"Moi, je ne me cache pas" : le coming out saoudien de Manuel Valls

Il « assume », il « ne s’en cache pas », tout cela est bien normal… En défendant la « relation stratégique » de la France avec l’Arabie saoudite ce mardi 15 mars sur RMC, Manuel Valls a tout juste effleuré la question des droits de l’Homme.

« Moi, je ne me cache pas, vous savez. » C’est ainsi que Manuel Valls a assumé ce mardi 15 mars sur RMC la légion d’honneur remise il y a dix jours au ministre de l’Intérieur saoudien, Mohammed ben Nayef, prince héritier d’Arabie saoudite. Une légion d’honneur attribuée en toute discrétion – avant que l’information ne fuite dans la presse – à celui dont le pays a exécuté plus de 150 personnes en 2015.

Mais Manuel Valls « assume« , dit-il, car la « relation stratégique » de la France avec la pénisule arabique vaut bien une petite décoration, avec les honneurs de cinq ministres français de haut rang au passage, là aussi en toute discrétion. Sur RMC, le Premier ministre déroule les éléments de langage recommandés par le directeur de la section Afrique du Nord et Moyen-Orient du ministère des Affaires étrangères :

« Nous avons une relation stratégique avec l’Arabie saoudite : il faut l’assumer ! Est-ce que pour autant nous partageons la nature du régime, son action dans des domaines… non ! Bien évidemment ! Mais nous avons une relation stratégique, pas une relation économique seulement (…) 

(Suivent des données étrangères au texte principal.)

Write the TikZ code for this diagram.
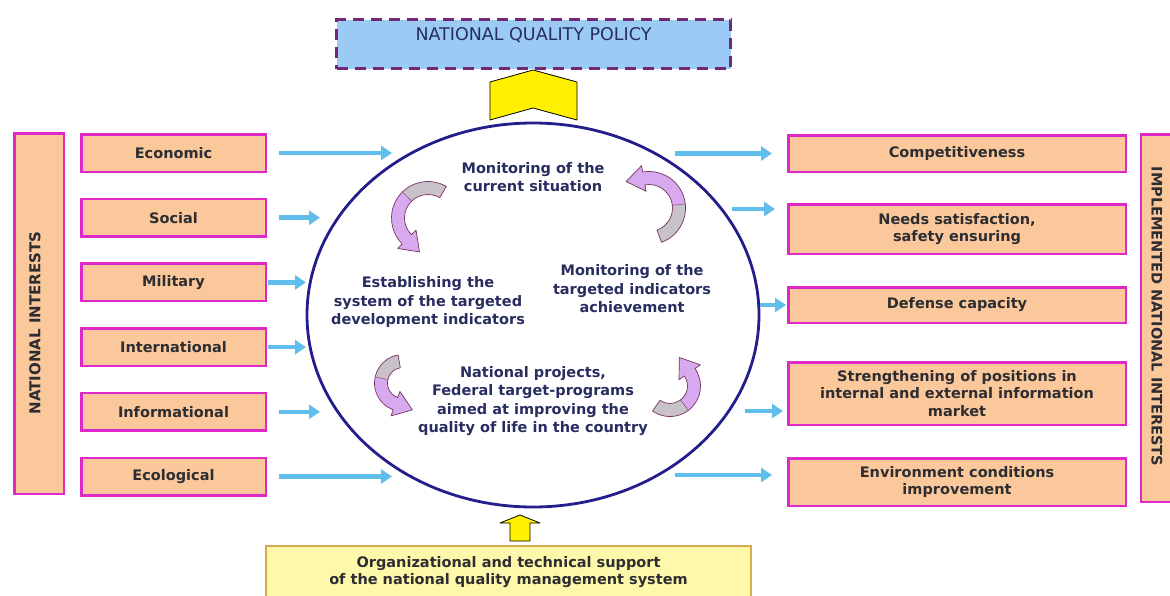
\documentclass[tikz,border=0pt]{standalone}
\usepackage{fontspec}
\setmainfont{DejaVu Sans}
\usepackage{xcolor}
\usetikzlibrary{arrows.meta,shapes.geometric,positioning,calc}

\definecolor{peach}{RGB}{250,200,155}
\definecolor{rim}{RGB}{222,40,200}
\definecolor{skyarrow}{RGB}{95,190,235}
\definecolor{ringblue}{RGB}{35,30,140}
\definecolor{policyblue}{RGB}{155,203,245}
\definecolor{policyrim}{RGB}{115,40,115}
\definecolor{supportfill}{RGB}{253,248,170}
\definecolor{supportrim}{RGB}{215,170,80}
\definecolor{inktext}{RGB}{45,45,50}
\definecolor{navytext}{RGB}{40,45,95}
\definecolor{swirllilac}{RGB}{215,170,240}
\definecolor{swirlgray}{RGB}{200,195,200}
\definecolor{swirlrim}{RGB}{120,50,95}
\definecolor{chevronyellow}{RGB}{255,240,0}

\newcommand{\cellfont}{\fontsize{14.5}{17.5}\selectfont\bfseries}
\newcommand{\ringfont}{\fontsize{14.5}{18.5}\selectfont\bfseries}
\newcommand{\policyfont}{\fontsize{17.5}{20}\selectfont}

% curved ribbon arrow: centre, start angle, end angle, radius (pt)
\newcommand{\bentarrow}[4]{%
  \begin{scope}[shift={#1}]
    \pgfmathsetmacro{\ro}{#4+6.5}
    \pgfmathsetmacro{\ri}{#4-6.5}
    \pgfmathsetmacro{\hw}{#4+13}
    \pgfmathsetmacro{\hn}{#4-13}
    \pgfmathsetmacro{\am}{#2+0.45*(#3-#2)}
    \pgfmathsetmacro{\tg}{#3+90}
    % grey tail
    \fill[swirlgray] (#2:\ro pt) arc[start angle=#2, end angle=\am, radius=\ro pt]
      -- (\am:\ri pt) arc[start angle=\am, end angle=#2, radius=\ri pt] -- cycle;
    % lilac part with the head
    \fill[swirllilac] (\am:\ro pt) arc[start angle=\am, end angle=#3, radius=\ro pt]
      -- (#3:\hw pt) -- ($(#3:#4pt)+(\tg:18pt)$) -- (#3:\hn pt) -- (#3:\ri pt)
      arc[start angle=#3, end angle=\am, radius=\ri pt] -- cycle;
    % outline
    \draw[swirlrim, line width=0.7pt, line join=round]
      (#2:\ro pt) arc[start angle=#2, end angle=#3, radius=\ro pt]
      -- (#3:\hw pt) -- ($(#3:#4pt)+(\tg:18pt)$) -- (#3:\hn pt) -- (#3:\ri pt)
      arc[start angle=#3, end angle=#2, radius=\ri pt] -- cycle;
    \draw[swirlrim, line width=0.4pt] (\am:\ro pt) -- (\am:\ri pt);
  \end{scope}}

\begin{document}
\begin{tikzpicture}[x=1pt, y=1pt,
    interest/.style={draw=rim, line width=2.5pt, fill=peach, text=inktext,
      align=center, inner sep=0pt, font=\cellfont},
    looptext/.style={text=navytext, align=center, font=\ringfont},
    flow/.style={draw=skyarrow, line width=4.5pt, -{Triangle[length=11pt, width=14pt]}},
    policybox/.style={draw=policyrim, fill=policyblue, line width=3pt,
      dash pattern=on 11pt off 7pt},
    supportbox/.style={draw=supportrim, fill=supportfill, line width=1.5pt,
      text=inktext, align=center, font=\cellfont},
    sidelabel/.style={text=inktext, font=\fontsize{15}{18}\selectfont\bfseries}]

	\useasboundingbox (0,0) rectangle (1170,-595);
	\clip (0,0) rectangle (1170,-595);

	% policy on top
	\node[policybox, minimum width=394, minimum height=49] (policy) at (533.5,-44) {};
	\node[text=navytext, font=\policyfont] (policytext) at (533.5,-35) {NATIONAL QUALITY POLICY};
	\draw[fill=chevronyellow, line width=0.8pt, line join=round]
		(490,-82) -- (533,-70) -- (577,-82) -- (577,-120) -- (533,-108) -- (490,-120) -- cycle;

	% national interests
	\node[interest, minimum width=49.5, minimum height=360.5] (nibox) at (39,-313.5) {};
	\node[sidelabel, rotate=90] (nilabel) at (35,-323) {NATIONAL INTERESTS};

	\node[interest, minimum width=184.5, minimum height=37.5] (eco) at (173.5,-153) {Economic};
	\node[interest, minimum width=184.5, minimum height=37.5, below=24.7pt of eco] (soc) {Social};
	\node[interest, minimum width=184.5, minimum height=37.5, below=24.7pt of soc] (mil) {Military};
	\node[interest, minimum width=184.5, minimum height=37.5, below=24.7pt of mil] (intl) {International};
	\node[interest, minimum width=184.5, minimum height=37.5, below=24.7pt of intl] (info) {Informational};
	\node[interest, minimum width=184.5, minimum height=37.5, below=24.7pt of info] (eco2) {Ecological};

	% the management cycle
	\node[draw=ringblue, line width=2.8pt, ellipse, minimum width=452, minimum height=384, inner sep=0pt] (core) at (533,-315) {};
	\node[looptext] (watch) at (533,-177) {Monitoring of the\\current situation};
	\node[looptext] (target) at (428,-302) {Establishing the\\system of the targeted\\development indicators};
	\node[looptext] (check) at (632,-289) {Monitoring of the\\targeted indicators\\achievement};
	\node[looptext] (projects) at (533,-401) {National projects,\\Federal target-programs\\aimed at improving the\\quality of life in the country};

	\bentarrow{(428,-218)}{60}{225}{30}
	\bentarrow{(403,-383)}{100}{250}{22}
	\bentarrow{(670,-386)}{235}{395}{24}
	\bentarrow{(649,-208)}{-70}{100}{30}

	% implemented interests
	\node[interest, minimum width=337.5, minimum height=36.5] (comp) at (957,-153.5) {Competitiveness};
	\node[interest, minimum width=337.5, minimum height=49.5] (needs) at (957,-229) {Needs satisfaction,\\safety ensuring};
	\node[interest, minimum width=337.5, minimum height=35.5] (defense) at (957,-305) {Defense capacity};
	\node[interest, minimum width=337.5, minimum height=62.5] (market) at (957,-393.5) {Strengthening of positions in\\internal and external information\\market};
	\node[interest, minimum width=337.5, minimum height=47.5] (envir) at (957,-482) {Environment conditions\\improvement};

	\node[interest, minimum width=34, minimum height=367.5] (inbox) at (1158,-318) {};
	\node[sidelabel, font=\fontsize{14.5}{17}\selectfont\bfseries, rotate=-90] (inlabel) at (1157,-316.5) {IMPLEMENTED NATIONAL INTERESTS};

	% inputs
	\draw[flow] ([xshift=12pt]eco.east) -- ([xshift=125pt]eco.east);
	\draw[flow] ([xshift=12pt]soc.east) -- ([xshift=53pt]soc.east);
	\draw[flow] ([xshift=1pt]mil.east) -- ([xshift=39pt]mil.east);
	\draw[flow] ([xshift=1pt]intl.east) -- ([xshift=39pt]intl.east);
	\draw[flow] ([xshift=12pt]info.east) -- ([xshift=53pt]info.east);
	\draw[flow] ([xshift=12pt]eco2.east) -- ([xshift=125pt]eco2.east);

	% outputs
	\draw[flow] ([xshift=-112pt]comp.west) -- ([xshift=-15pt]comp.west);
	\draw[flow] ([shift={(-55pt,20pt)}]needs.west) -- ([shift={(-12pt,20pt)}]needs.west);
	\draw[flow] ([xshift=-27pt]defense.west) -- ([xshift=-1pt]defense.west);
	\draw[flow] ([shift={(-42pt,-17.5pt)}]market.west) -- ([shift={(-4pt,-17.5pt)}]market.west);
	\draw[flow] ([shift={(-112pt,7pt)}]envir.west) -- ([shift={(-15pt,7pt)}]envir.west);

	% support at the bottom
	\node[supportbox, minimum width=485, minimum height=52] (support) at (508.5,-572) {Organizational and technical support\\of the national quality management system};
	\draw[fill=chevronyellow, line width=0.8pt, line join=round]
		(520,-515) -- (540,-523) -- (530,-523) -- (530,-541) -- (510,-541) -- (510,-523) -- (500,-523) -- cycle;
\end{tikzpicture}
\end{document}
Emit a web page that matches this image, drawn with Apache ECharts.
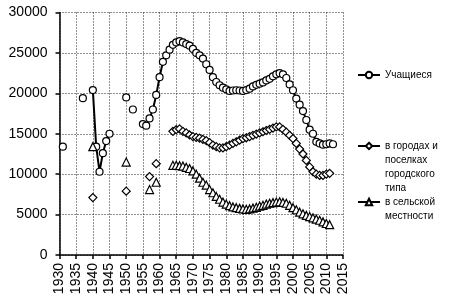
<!DOCTYPE html>
<html>
<head>
<meta charset="utf-8">
<script src="https://cdn.jsdelivr.net/npm/echarts@6/dist/echarts.min.js"></script>
<style>
  html, body { margin: 0; padding: 0; background: #fff; }
  #chart { width: 450px; height: 302px; }
</style>
</head>
<body>
<div id="chart"></div>
<script>
// years on the x axis, 1930..2015
const years = [];
for (let y = 1930; y <= 2015; y++) years.push(String(y));

// Учащиеся (total), [year, value]
const pupils = [
  [1931, 13400], [1937, 19400],
  [1940, 20400], [1941, 13400], [1942, 10300], [1943, 12600], [1944, 14100], [1945, 15000],
  [1950, 19500], [1952, 18000],
  [1955, 16200], [1956, 16000], [1957, 16900], [1958, 18000], [1959, 19800],
  [1960, 22000], [1961, 23900], [1962, 24700], [1963, 25400], [1964, 26000],
  [1965, 26300], [1966, 26450], [1967, 26300], [1968, 26100], [1969, 25900],
  [1970, 25500], [1971, 25000], [1972, 24700], [1973, 24300], [1974, 23600],
  [1975, 22900], [1976, 22000], [1977, 21400], [1978, 21000], [1979, 20700],
  [1980, 20500], [1981, 20300], [1982, 20350], [1983, 20380], [1984, 20350],
  [1985, 20300], [1986, 20400], [1987, 20580], [1988, 20850], [1989, 21050],
  [1990, 21200], [1991, 21350], [1992, 21600], [1993, 21800], [1994, 22100],
  [1995, 22350], [1996, 22500], [1997, 22350], [1998, 21900], [1999, 21100],
  [2000, 20380], [2001, 19350], [2002, 18600], [2003, 17800], [2004, 16700],
  [2005, 15500], [2006, 15000], [2007, 14000], [2008, 13800], [2009, 13650],
  [2010, 13700], [2011, 13800], [2012, 13700]
];

// в городах и поселках городского типа
const urban = [
  [1940, 7100], [1950, 7900], [1957, 9700], [1959, 11300],
  [1964, 15300], [1965, 15500], [1966, 15600], [1967, 15300], [1968, 15100],
  [1969, 14850], [1970, 14650], [1971, 14550], [1972, 14450], [1973, 14300],
  [1974, 14150], [1975, 13900], [1976, 13600], [1977, 13400], [1978, 13250],
  [1979, 13250], [1980, 13400], [1981, 13600], [1982, 13800], [1983, 14000],
  [1984, 14200], [1985, 14400], [1986, 14500], [1987, 14650], [1988, 14800],
  [1989, 14950], [1990, 15100], [1991, 15250], [1992, 15400], [1993, 15550],
  [1994, 15700], [1995, 15850], [1996, 15850], [1997, 15550], [1998, 15200],
  [1999, 14800], [2000, 14400], [2001, 13800], [2002, 13100], [2003, 12500],
  [2004, 11700], [2005, 10900], [2006, 10300], [2007, 10000], [2008, 9850],
  [2009, 9850], [2010, 10000], [2011, 10100]
];

// в сельской местности
const rural = [
  [1940, 13400], [1950, 11500], [1957, 8100], [1959, 9000],
  [1964, 11100], [1965, 11100], [1966, 11050], [1967, 11000], [1968, 10850],
  [1969, 10700], [1970, 10400], [1971, 10000], [1972, 9500], [1973, 9000],
  [1974, 8650], [1975, 8100], [1976, 7700], [1977, 7250], [1978, 6900],
  [1979, 6550], [1980, 6300], [1981, 6100], [1982, 5950], [1983, 5850],
  [1984, 5770], [1985, 5700], [1986, 5650], [1987, 5700], [1988, 5800],
  [1989, 5900], [1990, 6050], [1991, 6150], [1992, 6300], [1993, 6400],
  [1994, 6480], [1995, 6550], [1996, 6580], [1997, 6500], [1998, 6400],
  [1999, 6150], [2000, 5850], [2001, 5600], [2002, 5300], [2003, 5100],
  [2004, 4900], [2005, 4750], [2006, 4600], [2007, 4450], [2008, 4300],
  [2009, 4100], [2010, 3900], [2011, 3750]
];

const yTicks = [0, 30000, 5000]; // min, max, step

// spread pairs over the full year list, gaps stay null so lines break
function toYearly(pairs) {
  const out = years.map(() => null);
  pairs.forEach(([y, v]) => { out[y - 1930] = v; });
  return out;
}

const FONT = "Liberation Sans";
const LINE_H = 14;
const names = ["Учащиеся", "в городах и\nпоселках\nгородского\nтипа", "в сельской\nместности"];

function makeSeries(name, data, symbol, size, width) {
  return {
    name: name,
    type: "line",
    data: toYearly(data),
    symbol: symbol,
    symbolSize: size,
    showAllSymbol: true,
    connectNulls: false,
    animation: false,
    lineStyle: { color: "#000", width: width },
    itemStyle: { color: "#fff", borderColor: "#000", borderWidth: 1.2 },
  };
}

// the icon sits in the middle of the text block, so pad the top with
// empty lines to bring it level with the first line of the name
function makeLegend(name, iconY) {
  const lines = name.split("\n").length;
  const total = lines * 2 - 1;
  return {
    data: [name],
    left: 357,
    top: iconY - (total * LINE_H) / 2,
    padding: 0,
    orient: "vertical",
    itemWidth: 22,
    itemHeight: 8,
    itemGap: 0,
    selectedMode: false,
    formatter: (n) => "\n".repeat(lines - 1) + n,
    textStyle: {
      fontFamily: FONT,
      fontSize: 10,
      color: "#000",
      lineHeight: LINE_H,
    },
  };
}

const chart = echarts.init(document.getElementById("chart"), null, { renderer: "canvas" });

chart.setOption({
  animation: false,
  backgroundColor: "#fff",
  grid: { left: 59.5, right: 107, top: 12.5, bottom: 47 },
  legend: [
    makeLegend(names[0], 75),
    makeLegend(names[1], 146),
    makeLegend(names[2], 202),
  ],
  xAxis: {
    type: "category",
    data: years,
    boundaryGap: false,
    axisLine: { lineStyle: { color: "#000", width: 1.5 } },
    axisTick: { interval: 4, length: 4, lineStyle: { color: "#000", width: 1.5 } },
    axisLabel: {
      interval: 4,
      rotate: 90,
      margin: 8,
      fontFamily: FONT,
      fontSize: 14,
      color: "#000",
    },
    splitLine: {
      show: true,
      interval: 4,
      lineStyle: { color: "#222", type: [1, 2], width: 1 },
    },
  },
  yAxis: {
    type: "value",
    min: yTicks[0],
    max: yTicks[1],
    interval: yTicks[2],
    axisLine: { show: true, lineStyle: { color: "#000", width: 1.5 } },
    axisTick: { show: true, length: 4, lineStyle: { color: "#000", width: 1.5 } },
    axisLabel: {
      margin: 12,
      fontFamily: FONT,
      fontSize: 14,
      color: "#000",
      formatter: (v) => String(v),
    },
    splitLine: { lineStyle: { color: "#222", type: [1, 2], width: 1 } },
  },
  series: [
    makeSeries(names[0], pupils, "circle", 7, 2),
    makeSeries(names[1], urban, "diamond", 8, 1.5),
    makeSeries(names[2], rural, "triangle", 8, 1.5),
  ],
});
</script>
</body>
</html>
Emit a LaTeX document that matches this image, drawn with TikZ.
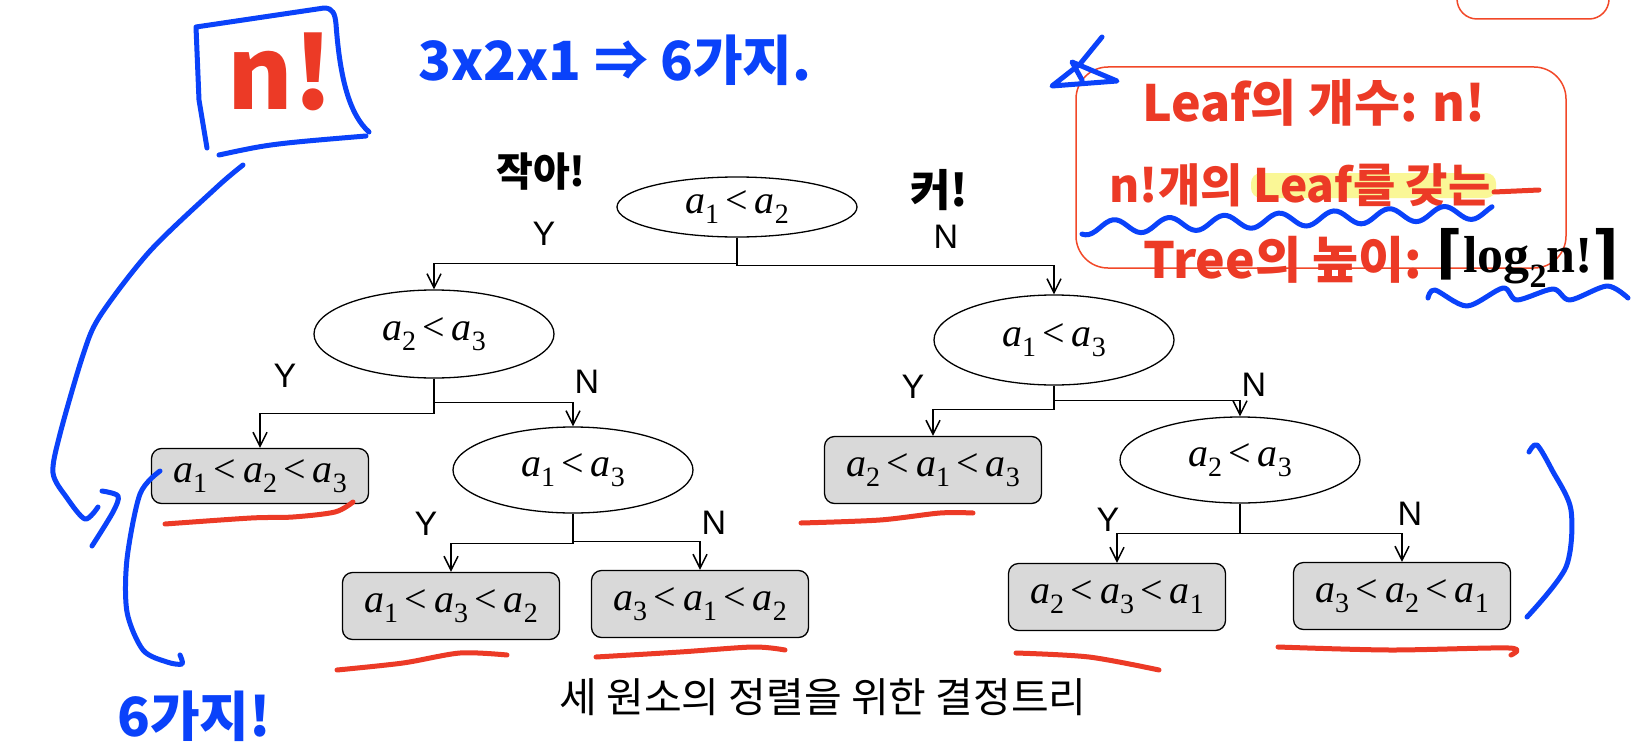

C’est une tradition que d’honorer des dirigeants, sinon nous ne discutons avec personne, nous n’avons aucune relation. Il y a quelques semaines, nous avons accueilli ceux qu’on présente comme les adversaires de l’Arabie saoudite, je veux parler du président iranien. Quelle est la force de la diplomatie française ? C’est de parler avec tout le monde.

Nous avons cette relation avec l’Arabie saoudite et parfois il faut souligner cet engagement. Moi je ne me cache pas, vous savez. La diplomatie, c’est quelque chose d’extrêmement compliqué. Et en ce moment, dans le Moyen-Orient, où il y a cette confrontation entre sunnites et chiites … (il ne termine pas sa phrase). »

Dans un cynique échange de mails révélé par Causette, ledit directeur de la section Afrique du Nord et Moyen-Orient recommandait ainsi :

“Il faut que ce soit discret vis-à-vis des médias mais sans dissimulation (…), si on nous interroge on répondra lutte contre Daech et partenariat économique et strategique. Rajoutons, pour faire bonne mesure, des éléments droit de l’Homme dans les éléments de langage bien sûr… »

Des éléments « droit de l’Homme » que Manuel Valls aura à peine effleurés ce mardi matin sur RMC.

Le Premier ministre décide en tout cas de revendiquer la relation de la France avec l’Arabie saoudite. Une relation décryptée par Marianne cette semaine dans un dossier de douze pages qui pointe les liaisons dangereuses entre les deux pays. A la lumière de plusieurs documents exclusifs que nous révélons, notamment des télégrammes diplomatiques, l’instrumentalisation de la France par le royaume saoudien pour faire pression sur l’administration Obama sur le dossier syrien est manifeste.

Malgré plusieurs alertes, les autorités françaises ont préféré se préoccuper de conclure plusieurs grands contrats entre des entreprises françaises et l’Arabie saoudite. Espérant récupérer quelque 30 milliards d’euros de contrats en début de quinquennat, les déconvenues de cette « diplomatique économique » ont pourtant été particulièrement nombreuses et au final, bien peu de signatures ont abouti.